Tom Tillison, an Orlando-based tea activist and blogger who signed on to the coalition, said, "Should Romney be the eventual GOP nominee, the concern is that this is John McCain all over again, just wrapped in a prettier package. There just isn't a lot of confidence among tea partiers that he will defeat Barack Obama."

Sharon Calvert, a Tampa Tea Party co-founder who also signed on to the coalition for Gingrich, said, "We want this [race] to continue, to keep the conversation going, to keep the target away from Obama."

But she acknowledged that Romney "is on his way" with his double-digit victory.

"Whoever gets nomination, we'll back.

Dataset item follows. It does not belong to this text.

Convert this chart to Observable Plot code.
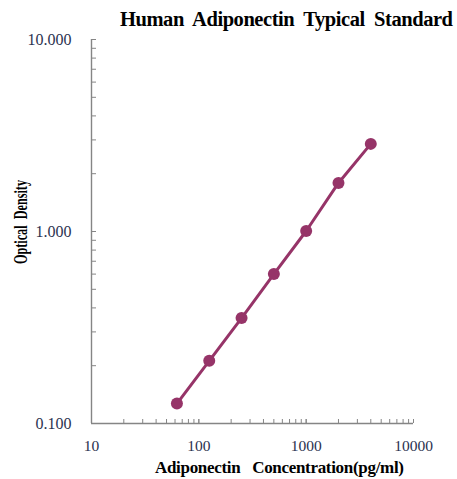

We cannot afford four more years of Obama. I will do everything to get him out ... even after all the bad things Romney said about Gingrich," Calvert said.

Kelley said he was unsure Tuesday night when, or if, Romney will get tea party faithful fully in his camp.

The splintering of Florida's tea activists reminded Kelley of the GOP's internecine warfare in the 2010 gubernatorial primary pitting Bill McCollum and Rick Scott. (In an ironic and revealing twist this time around, McCollum, a former congressman, served as state chair for the "anti-establishment" Gingrich while Scott remained on the sidelines.)

"My concern is that Paul and Gingrich won't support Romney," Kelley said. "I don't see how this comes back together in a few months."

Other tea partiers relished the prospect that Gingrich will fight on. They note, for example, that the 50 delegates Romney won in Florida will be surpassed by the 76 delegates Georgia could award to its former congressman.

"I think the 46 states that have yet to chime in may want to participate in the primary," Sullivan observed. "We all know another moderate for the GOP nominee is another GOP defeat come November."